A surprising number of stargazers and amateur astronomer­s have never seen Mercury. Many have not even tried to look for it, believing that it is too difficult to see because of its close proximity to the Sun. And while it’s true that most of the time Mercury is lost in the Sun’s glare, when it is best placed in the sky it is quite obvious to the naked eye – and it will be well placed this month.

At the start of our observing period Mercury will be very low in the west-northwest right after sunset, too low to be seen and setting just 20 minutes after the Sun. As the days pass it will climb higher, becoming more easily visible. It will pass brighter and more obvious Venus on the evenings of 24 and 25 April – this will be a good time to look for it in binoculars, once the Sun has set, of course. By 1 May Mercury will have moved so far from the Sun that it won’t set until an hour after it.
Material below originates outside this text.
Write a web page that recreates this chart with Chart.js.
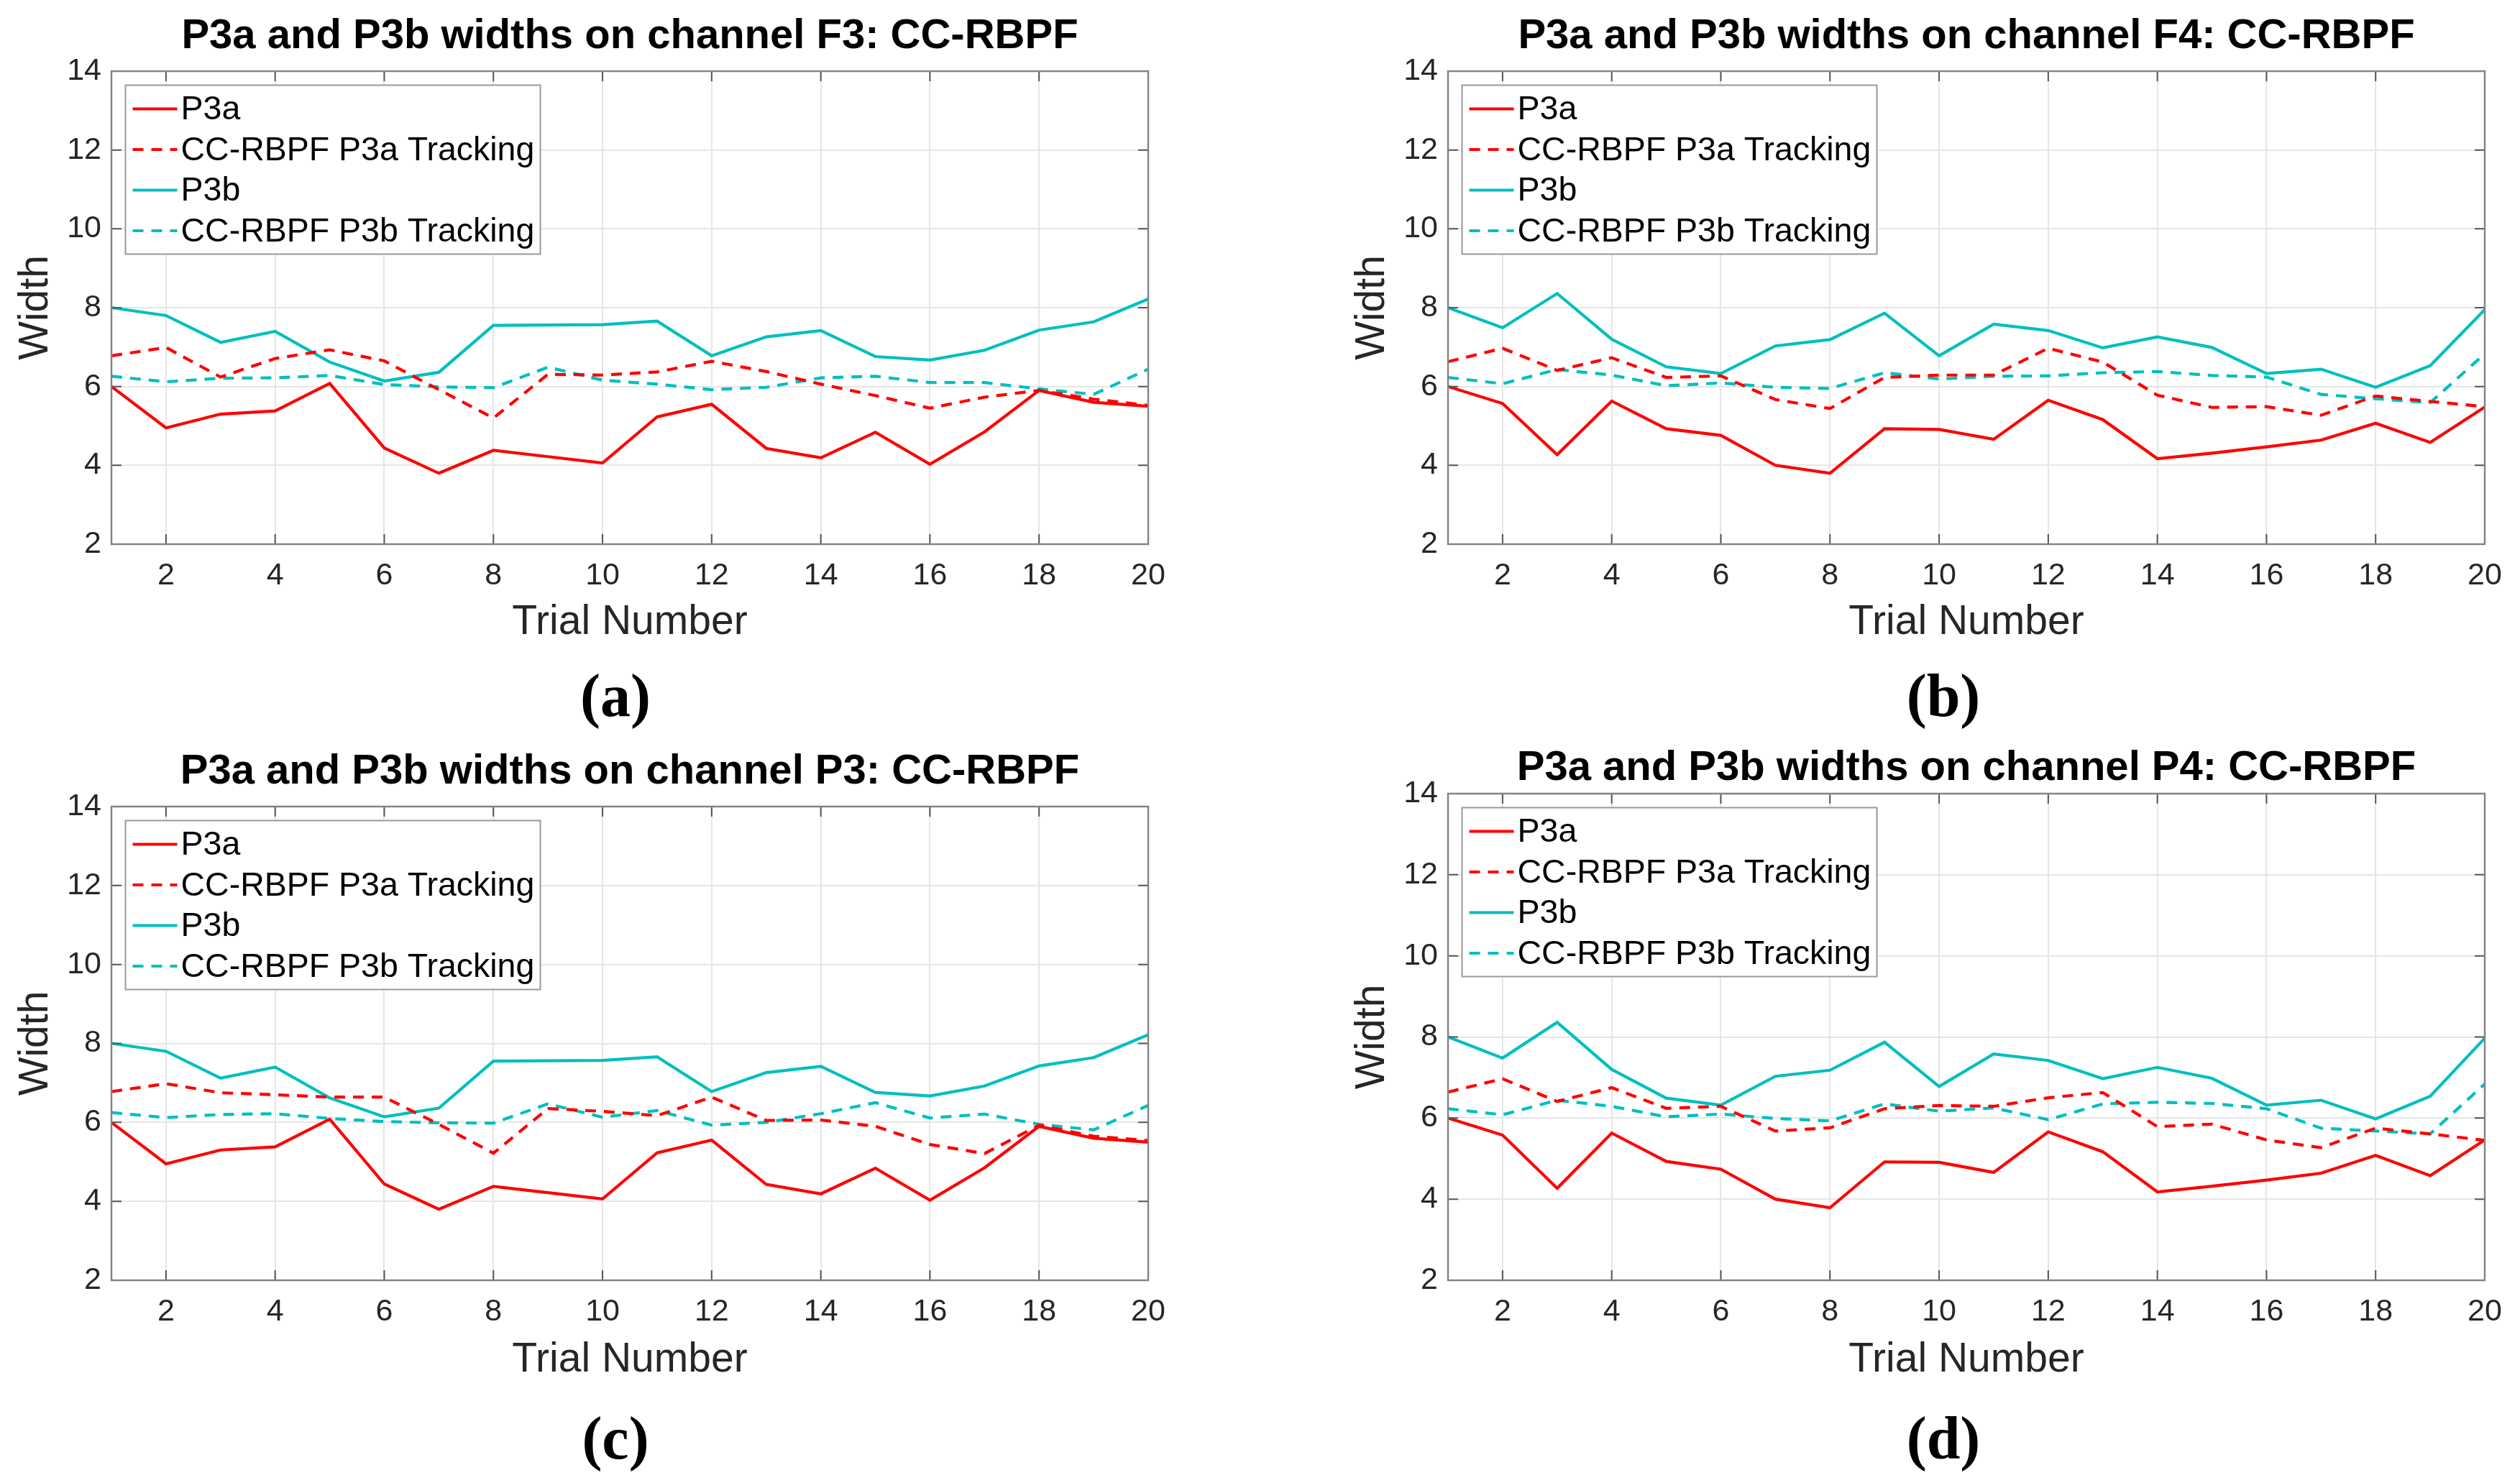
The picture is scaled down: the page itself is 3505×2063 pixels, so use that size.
<!DOCTYPE html>
<html lang="en">
  <head>
    <meta charset="UTF-8" />
    <title>P3a and P3b widths: CC-RBPF</title>
    <style>
      body {
        margin: 0;
        width: 3505px;
        height: 2063px;
        background: #fff;
        position: relative;
        overflow: hidden;
      }
      .panel {
        position: absolute;
      }
      .cap {
        position: absolute;
        font-family: "Liberation Serif", serif;
        font-weight: bold;
        font-size: 84px;
        line-height: 1;
        color: #000;
        transform: translate(-50%, -50%);
      }
    </style>
  </head>
  <body>
    <div class="panel" style="left: 0px; top: 0px; width: 1700px; height: 900px">
      <canvas id="chart_f3"></canvas>
    </div>
    <div class="panel" style="left: 1859px; top: 0px; width: 1646px; height: 900px">
      <canvas id="chart_f4"></canvas>
    </div>
    <div class="panel" style="left: 0px; top: 1023px; width: 1700px; height: 903px">
      <canvas id="chart_p3"></canvas>
    </div>
    <div class="panel" style="left: 1859px; top: 1019px; width: 1646px; height: 907px">
      <canvas id="chart_p4"></canvas>
    </div>
    <div class="cap" style="left: 856px; top: 968px">(a)</div>
    <div class="cap" style="left: 2703px; top: 968px">(b)</div>
    <div class="cap" style="left: 856px; top: 2001px">(c)</div>
    <div class="cap" style="left: 2703px; top: 2001px">(d)</div>

    <script src="https://cdn.jsdelivr.net/npm/chart.js@4.4.1/dist/chart.umd.min.js"></script>
    <script>
      const trials = [1, 2, 3, 4, 5, 6, 7, 8, 9, 10, 11, 12, 13, 14, 15, 16, 17, 18, 19, 20];
      const yTicks = [2, 4, 6, 8, 10, 12, 14];

      // channel F3
      const f3P3a = [6.0, 4.95, 5.3, 5.38, 6.08, 4.44, 3.8, 4.38, 4.22, 4.06, 5.23, 5.55, 4.43, 4.19, 4.84, 4.03, 4.85, 5.9, 5.6, 5.5];
      const f3P3aTrack = [6.78, 6.99, 6.24, 6.71, 6.93, 6.65, 5.92, 5.2, 6.31, 6.29, 6.37, 6.64, 6.38, 6.06, 5.77, 5.45, 5.73, 5.9, 5.68, 5.52];
      const f3P3b = [8.0, 7.8, 7.12, 7.4, 6.62, 6.14, 6.36, 7.55, 7.56, 7.57, 7.66, 6.78, 7.26, 7.42, 6.76, 6.67, 6.92, 7.43, 7.64, 8.22];
      const f3P3bTrack = [6.26, 6.12, 6.21, 6.22, 6.28, 6.05, 5.99, 5.97, 6.49, 6.16, 6.06, 5.92, 5.98, 6.22, 6.26, 6.1, 6.1, 5.94, 5.8, 6.44];

      // channel F4
      const f4P3a = [6.0, 5.57, 4.27, 5.63, 4.93, 4.76, 4.0, 3.8, 4.93, 4.91, 4.66, 5.65, 5.16, 4.17, 4.31, 4.47, 4.64, 5.07, 4.58, 5.48];
      const f4P3aTrack = [6.63, 6.97, 6.41, 6.73, 6.23, 6.27, 5.67, 5.44, 6.23, 6.29, 6.29, 6.97, 6.62, 5.78, 5.47, 5.49, 5.27, 5.76, 5.62, 5.49];
      const f4P3b = [8.0, 7.49, 8.36, 7.2, 6.5, 6.33, 7.03, 7.19, 7.86, 6.78, 7.58, 7.42, 6.98, 7.26, 6.99, 6.33, 6.44, 5.98, 6.53, 7.95];
      const f4P3bTrack = [6.23, 6.07, 6.43, 6.29, 6.02, 6.09, 5.98, 5.95, 6.35, 6.19, 6.26, 6.27, 6.35, 6.38, 6.28, 6.24, 5.8, 5.69, 5.59, 6.83];

      // channel P3
      const p3P3a = [6.0, 4.95, 5.3, 5.38, 6.08, 4.44, 3.8, 4.38, 4.22, 4.06, 5.23, 5.55, 4.43, 4.19, 4.84, 4.03, 4.85, 5.9, 5.6, 5.5];
      const p3P3aTrack = [6.78, 6.98, 6.75, 6.7, 6.64, 6.64, 5.95, 5.22, 6.35, 6.28, 6.17, 6.64, 6.05, 6.06, 5.9, 5.44, 5.21, 5.93, 5.65, 5.54];
      const p3P3b = [8.0, 7.8, 7.12, 7.4, 6.62, 6.14, 6.36, 7.55, 7.56, 7.57, 7.66, 6.78, 7.26, 7.42, 6.76, 6.67, 6.92, 7.43, 7.64, 8.22];
      const p3P3bTrack = [6.25, 6.12, 6.2, 6.22, 6.1, 6.02, 5.99, 5.98, 6.47, 6.13, 6.3, 5.93, 6.0, 6.22, 6.5, 6.11, 6.21, 5.95, 5.81, 6.43];

      // channel P4
      const p4P3a = [6.0, 5.58, 4.27, 5.63, 4.93, 4.74, 4.0, 3.79, 4.92, 4.91, 4.66, 5.66, 5.17, 4.18, 4.32, 4.47, 4.64, 5.08, 4.58, 5.46];
      const p4P3aTrack = [6.64, 6.97, 6.41, 6.75, 6.24, 6.29, 5.68, 5.76, 6.23, 6.31, 6.29, 6.5, 6.63, 5.79, 5.85, 5.46, 5.27, 5.75, 5.61, 5.45];
      const p4P3b = [8.0, 7.48, 8.36, 7.2, 6.49, 6.32, 7.03, 7.18, 7.87, 6.78, 7.58, 7.42, 6.97, 7.25, 6.98, 6.32, 6.44, 5.98, 6.54, 7.97];
      const p4P3bTrack = [6.23, 6.08, 6.44, 6.29, 6.03, 6.1, 5.99, 5.93, 6.35, 6.17, 6.25, 5.96, 6.35, 6.39, 6.36, 6.23, 5.75, 5.68, 5.61, 6.84];

      const RED = "#ff0000";
      const CYAN = "#00bfbf";
      const DASH = [15, 11];
      const LW = 4.2;
      const SANS = "'Liberation Sans', Arial, sans-serif";

      // matlab style box with inward ticks on all four sides + legend
      const matlabBox = {
        id: "matlabBox",
        afterDatasetsDraw(chart) {
          const { ctx, chartArea: a, scales } = chart;
          ctx.save();
          ctx.strokeStyle = "#555";
          ctx.lineWidth = 2;
          const tl = 14;
          ctx.beginPath();
          scales.x.ticks.forEach((t) => {
            const px = scales.x.getPixelForValue(t.value);
            ctx.moveTo(px, a.bottom);
            ctx.lineTo(px, a.bottom - tl);
            ctx.moveTo(px, a.top);
            ctx.lineTo(px, a.top + tl);
          });
          scales.y.ticks.forEach((t) => {
            const py = scales.y.getPixelForValue(t.value);
            ctx.moveTo(a.left, py);
            ctx.lineTo(a.left + tl, py);
            ctx.moveTo(a.right, py);
            ctx.lineTo(a.right - tl, py);
          });
          ctx.stroke();
          ctx.strokeStyle = "#858585";
          ctx.lineWidth = 2.5;
          ctx.strokeRect(a.left, a.top, a.right - a.left, a.bottom - a.top);

          // legend
          const lx = a.left + 19.5;
          const ly = a.top + 19.5;
          ctx.fillStyle = "#fff";
          ctx.fillRect(lx, ly, 577, 235);
          ctx.strokeStyle = "#999";
          ctx.lineWidth = 2;
          ctx.strokeRect(lx, ly, 577, 235);
          ctx.font = "46.5px " + SANS;
          ctx.textBaseline = "middle";
          chart.data.datasets.forEach((ds, i) => {
            const cy = ly + 33 + i * 56.5;
            ctx.strokeStyle = ds.borderColor;
            ctx.lineWidth = LW;
            ctx.setLineDash(ds.borderDash || []);
            ctx.beginPath();
            ctx.moveTo(lx + 10, cy);
            ctx.lineTo(lx + 72, cy);
            ctx.stroke();
            ctx.setLineDash([]);
            ctx.fillStyle = "#000";
            ctx.fillText(ds.label, lx + 77, cy + 2);
          });
          ctx.restore();
        },
      };

      function series(label, vals, color, dashed) {
        return {
          label: label,
          data: trials.map((t, i) => ({ x: t, y: vals[i] })),
          borderColor: color,
          borderWidth: LW,
          borderDash: dashed ? DASH : [],
          pointRadius: 0,
          tension: 0,
          fill: false,
        };
      }

      function makeChart(id, channel, p3a, p3aTrack, p3b, p3bTrack, titlePad, xAxisH) {
        return new Chart(document.getElementById(id), {
          type: "line",
          data: {
            datasets: [
              series("P3a", p3a, RED, false),
              series("CC-RBPF P3a Tracking", p3aTrack, RED, true),
              series("P3b", p3b, CYAN, false),
              series("CC-RBPF P3b Tracking", p3bTrack, CYAN, true),
            ],
          },
          options: {
            responsive: true,
            maintainAspectRatio: false,
            animation: false,
            layout: { padding: { left: 0, right: id.endsWith("3") ? 103 : 49, top: 0, bottom: 0 } },
            plugins: {
              legend: { display: false },
              tooltip: { enabled: false },
              title: {
                display: true,
                fullSize: false,
                text: "P3a and P3b widths on channel " + channel + ": CC-RBPF",
                color: "#000",
                font: { family: SANS, size: 58, weight: "bold" },
                padding: titlePad,
              },
            },
            scales: {
              x: {
                type: "linear",
                min: 1,
                max: 20,
                ticks: {
                  stepSize: 2,
                  padding: 18,
                  color: "#262626",
                  font: { family: SANS, size: 43 },
                },
                afterBuildTicks: (s) => {
                  s.ticks = s.ticks.filter((t) => t.value % 2 === 0);
                },
                grid: { color: "#e6e6e6", lineWidth: 2, drawTicks: false },
                border: { display: false },
                title: {
                  display: true,
                  text: "Trial Number",
                  color: "#262626",
                  font: { family: SANS, size: 57 },
                  padding: { top: 0, bottom: 0 },
                },
                afterFit: (s) => {
                  s.height = xAxisH;
                },
              },
              y: {
                min: 2,
                max: 14,
                ticks: {
                  stepSize: 2,
                  padding: 14,
                  color: "#262626",
                  font: { family: SANS, size: 43 },
                },
                afterBuildTicks: (s) => {
                  s.ticks = yTicks.map((v) => ({ value: v }));
                },
                grid: { color: "#e6e6e6", lineWidth: 2, drawTicks: false },
                border: { display: false },
                title: {
                  display: true,
                  text: "Width",
                  color: "#262626",
                  font: { family: SANS, size: 57 },
                  padding: { top: 16, bottom: 0 },
                },
                afterFit: (s) => {
                  s.width = 155;
                },
              },
            },
          },
          plugins: [matlabBox],
        });
      }

      makeChart("chart_f3", "F3", f3P3a, f3P3aTrack, f3P3b, f3P3bTrack, { top: 16.2, bottom: 13.2 }, 143);
      makeChart("chart_f4", "F4", f4P3a, f4P3aTrack, f4P3b, f4P3bTrack, { top: 16.2, bottom: 13.2 }, 143);
      makeChart("chart_p3", "P3", p3P3a, p3P3aTrack, p3P3b, p3P3bTrack, { top: 16.2, bottom: 13.2 }, 145);
      makeChart("chart_p4", "P4", p4P3a, p4P3aTrack, p4P3b, p4P3bTrack, { top: 15.4, bottom: 0 }, 145);
    </script>
  </body>
</html>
On the evening of 4 May it will move past the Pleiades star cluster – another great opportunit­y to see it in binoculars – and after sunset on 13 May it will be shining in the twilight close to a beautiful crescent Moon.

At the end of our observing period Mercury will be setting almost two hours after the Sun, and will be an easy naked-eye object, looking like a copper-hued star in the deepening twilight. If Mercury doesn’t jump out at you right away, don’t worry: many observers find it useful to scan the sky with their binoculars first, pinning-down its position in relation to trees or other objects on the horizon to make it easier to find when the sky is a little darker.